* **Supplied data**:
-------

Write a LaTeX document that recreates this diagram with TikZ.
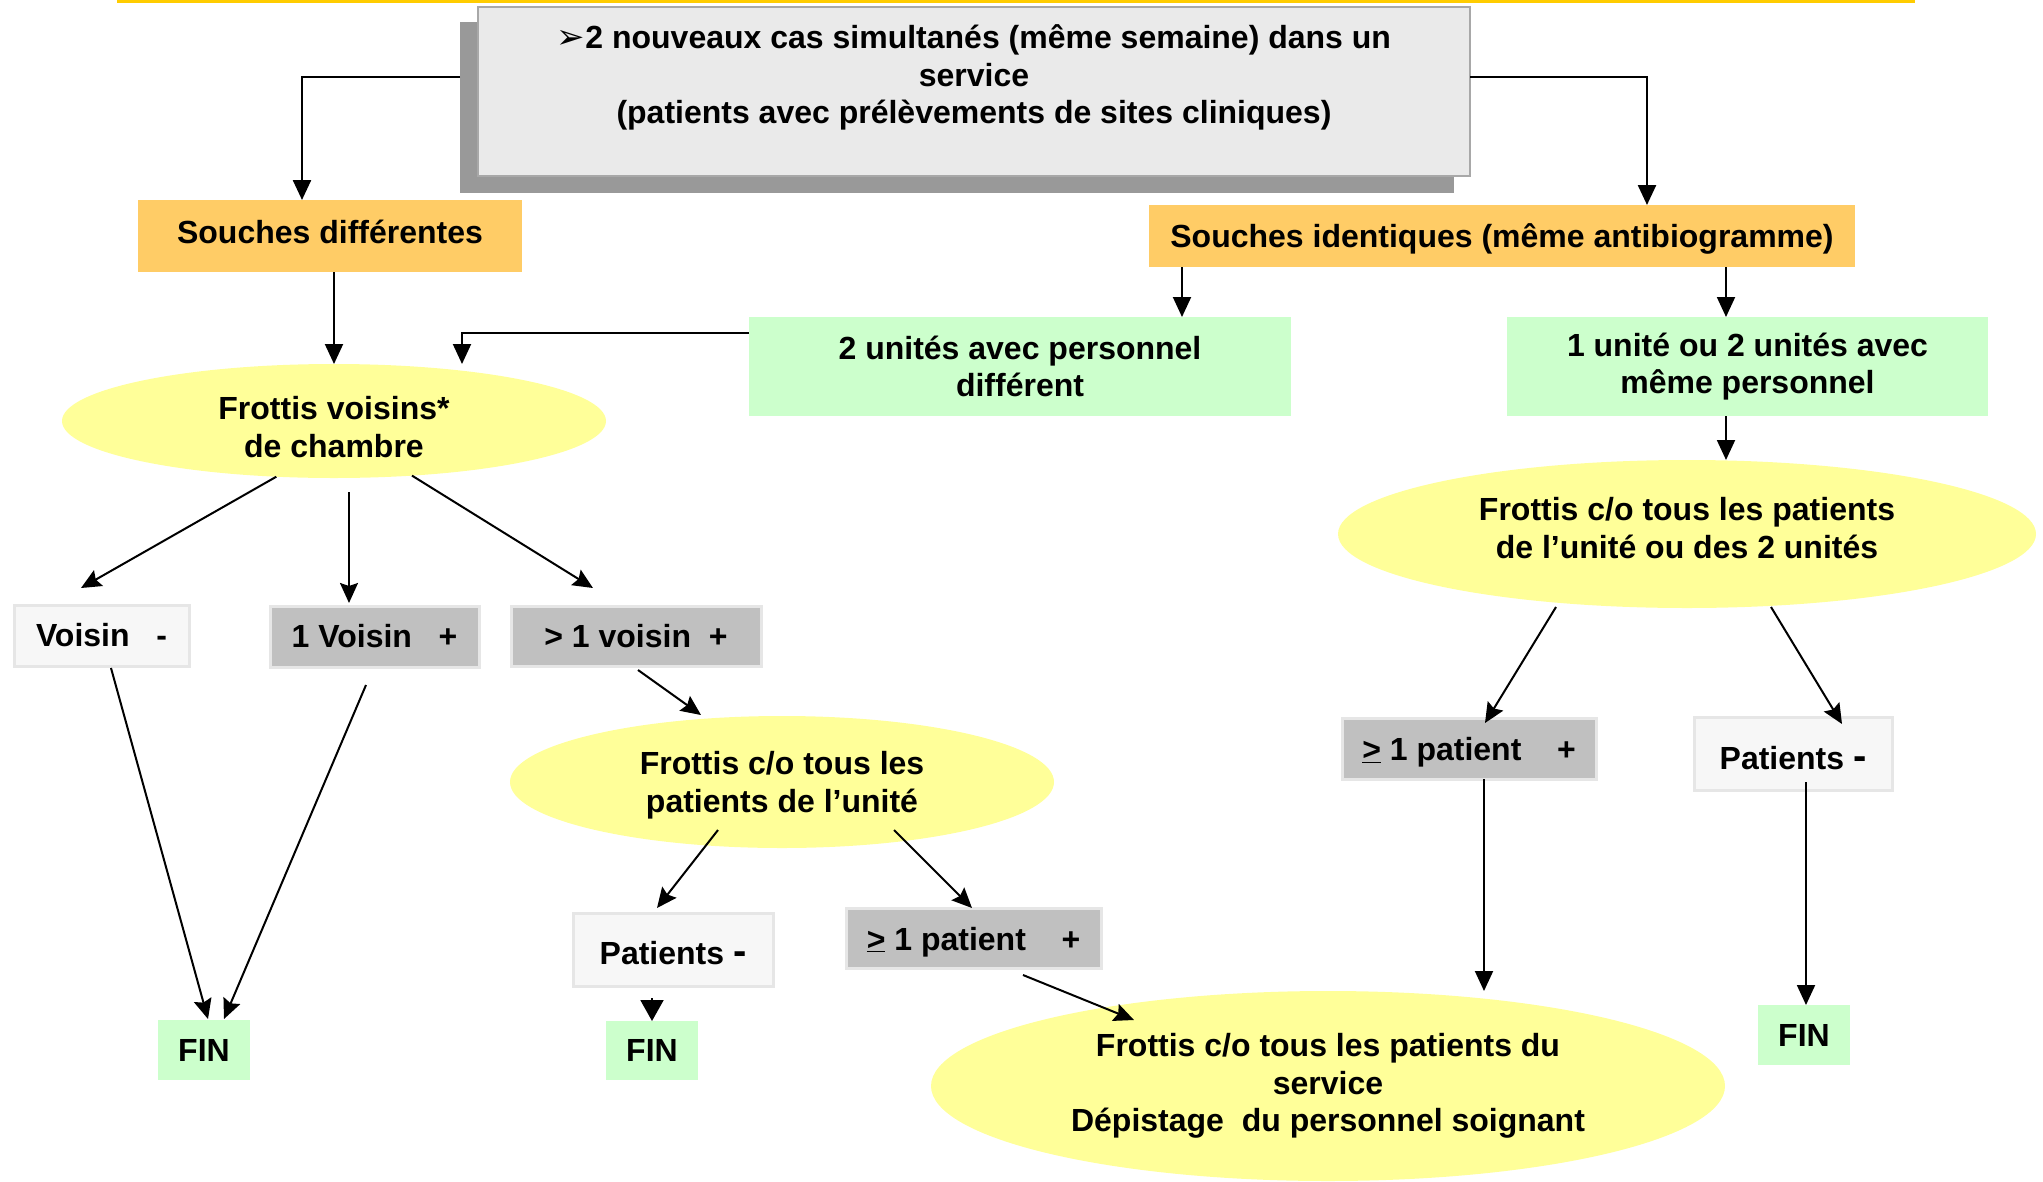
\documentclass[tikz,border=0pt]{standalone}
\usepackage{fontspec}
\setmainfont{Liberation Sans}
\newfontfamily\dejavu{DejaVu Sans}
\usetikzlibrary{arrows.meta,calc,shapes.geometric}
\definecolor{goldline}{HTML}{FFCC00}
\definecolor{topfill}{HTML}{EAEAEA}
\definecolor{topdraw}{HTML}{A8A8A8}
\definecolor{shadowc}{HTML}{999999}
\definecolor{orangef}{HTML}{FFCC66}
\definecolor{greenf}{HTML}{CCFFCC}
\definecolor{yellowf}{HTML}{FFFF99}
\definecolor{grayf}{HTML}{C0C0C0}
\definecolor{lightf}{HTML}{F7F7F7}
\definecolor{lightd}{HTML}{E6E6E6}
\newcommand{\bigdash}{{\fontsize{40}{40}\selectfont -}}
\begin{document}
\begin{tikzpicture}[x=1pt,y=-1pt,
  every node/.style={font=\fontsize{32}{37.5}\selectfont\bfseries, align=center, inner sep=0pt, outer sep=0pt},
  orangebox/.style={rectangle, fill=orangef},
  greenbox/.style={rectangle, fill=greenf},
  graybox/.style={rectangle, fill=grayf, draw=lightd, line width=3pt},
  lightbox/.style={rectangle, fill=lightf, draw=lightd, line width=3pt},
  yell/.style={ellipse, fill=yellowf},
  arr/.style={line width=2pt, -{Stealth[length=20pt,width=18pt,inset=3pt]}},
  arrT/.style={line width=2pt, -{Triangle[length=20pt,width=18pt]}}]
\useasboundingbox (0,0) rectangle (2043,1181);
% top yellow line
\fill[goldline] (117,0) rectangle (1915,3);
% top box with shadow
\node[rectangle, fill=shadowc, minimum width=994pt, minimum height=171pt] (shd) at (957,107.5) {};
\node[rectangle, fill=topfill, draw=topdraw, line width=2pt, minimum width=992pt, minimum height=169pt] (top) at (974,91.5) {};
\node (toptext) at (974,77.5) {{\dejavu\fontsize{34}{34}\selectfont ➢}2 nouveaux cas simultanés (même semaine) dans un\\service\\(patients avec prélèvements de sites cliniques)};
% level 2
\node[orangebox, minimum width=384pt, minimum height=72pt, label={[yshift=4pt]center:Souches différentes}] (sd) at (330,236) {};
\node[orangebox, minimum width=706pt, minimum height=62pt, label={[yshift=-3pt]center:Souches identiques (même antibiogramme)}] (si) at (1502,236) {};
% level 3
\node[greenbox, minimum width=542pt, minimum height=99pt] (g1) at (1020,366.5) {2 unités avec personnel\\différent};
\node[greenbox, minimum width=481pt, minimum height=99pt] (g2) at (1747.5,366.5) {1 unité ou 2 unités avec\\même personnel};
\node[yell, minimum width=544pt, minimum height=114pt, label={[yshift=-6pt]center:Frottis voisins*\\de chambre}] (ell1) at (334,421) {};
\node[yell, minimum width=698pt, minimum height=148pt, label={[yshift=6pt]center:Frottis c/o tous les patients\\de l’unité ou des 2 unités}] (ell3) at (1687,534) {};
% neighbours
\node[lightbox, minimum width=175pt, minimum height=61pt] (v1) at (101.5,635.5) {Voisin\ \ \ -};
\node[graybox, minimum width=209pt, minimum height=61pt] (v2) at (374.5,636.5) {1 Voisin\ \ \ +};
\node[graybox, minimum width=250pt, minimum height=60pt] (v3) at (636,636) {> 1 voisin\ \ +};
\node[yell, minimum width=544pt, minimum height=132pt, label={[yshift=-3pt]center:Frottis c/o tous les\\patients de l’unité}] (ell2) at (782,782) {};
\node[lightbox, minimum width=200pt, minimum height=73pt, label={[yshift=-4pt]center:Patients \bigdash}] (pm) at (673,949.5) {};
\node[graybox, minimum width=255pt, minimum height=60pt, label={[yshift=-4pt]center:\underline{>} 1 patient\ \ \ \ +}] (pp) at (973.5,938) {};
\node[greenbox, minimum width=92pt, minimum height=60pt] (fin1) at (204,1050) {FIN};
\node[greenbox, minimum width=92pt, minimum height=59pt] (fin2) at (652,1050.5) {FIN};
\node[yell, minimum width=794pt, minimum height=190pt] (ell4) at (1328,1086) {Frottis c/o tous les patients du\\service\\Dépistage\ \ du personnel soignant};
\node[graybox, minimum width=254pt, minimum height=61pt, label={[yshift=-4pt]center:\underline{>} 1 patient\ \ \ \ +}] (rp) at (1469,748.5) {};
\node[lightbox, minimum width=198pt, minimum height=73pt, label={[yshift=-5pt]center:Patients \bigdash}] (rm) at (1793,753.5) {};
\node[greenbox, minimum width=92pt, minimum height=60pt] (fin3) at (1804,1035) {FIN};
% connectors
\draw[arrT, line width=2.5pt] ($(shd.north west)+(0,55)$) -| ($(sd.north west)+(164,0)$);
\draw[arrT, line width=2.5pt] ($(top.north east)+(0,70)$) -| ($(si.north west)+(498,0)$);
\draw[arrT] (sd.south -| ell1.north) -- (ell1.north);
\coordinate (a1) at ($(si.south west)+(33,0)$);
\draw[arrT] (a1) -- (a1 |- g1.north);
\coordinate (a2) at ($(si.south west)+(577,0)$);
\draw[arrT] (a2) -- (a2 |- g2.north);
\draw[arrT] ($(g1.north west)+(0,16)$) -| ($(ell1.north)+(128,0)$);
\draw[arrT] (a2 |- g2.south) -- (a2 |- ell3.north);
\draw[arr] (ell1.224) -- ($(v1.north west)+(67,-17)$);
\draw[arr] ($(ell1.south)+(15,14)$) -- ($(v2.north west)+(79,-3)$);
\draw[arr] (ell1.325) -- ($(v3.north west)+(82,-18)$);
\draw[arr] ($(v1.south west)+(97,2)$) -- ($(fin1.north west)+(50,-1)$);
\draw[arr] ($(v2.south west)+(96,18)$) -- ($(fin1.north west)+(66,-1)$);
\draw[arr] ($(v3.south west)+(127,4)$) -- ($(ell2.north)+(-81,-1)$);
\draw[arr] ($(ell2.south)+(-64,-18)$) -- ($(pm.north west)+(84,-5)$);
\draw[arr] ($(ell2.south)+(112,-18)$) -- ($(pp.north west)+(126,0)$);
\draw[line width=2pt, -{Triangle[length=21pt,width=23pt]}, shorten <=12pt] (pm.south -| fin2.north) -- (fin2.north);
\draw[arr] ($(pp.south west)+(177,7)$) -- ($(ell4.north)+(-194,29)$);
\draw[arr] ($(ell3.south)+(-131,-1)$) -- ($(rp.north west)+(143,5)$);
\draw[arr] ($(ell3.south)+(84,-1)$) -- ($(rm.north west)+(148,7)$);
\coordinate (a3) at ($(rp.south west)+(142,0)$);
\draw[arrT] (a3) -- (a3 |- ell4.north);
\coordinate (a4) at ($(rm.south west)+(112,-8)$);
\draw[arrT] (a4) -- (a4 |- fin3.north);
\end{tikzpicture}
\end{document}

-------

* **To do**: Show each line of the data that contains the string "with".

* **Solution for this problem**:
Write a LaTeX document that recreates this diagram with TikZ.
% top box with shadow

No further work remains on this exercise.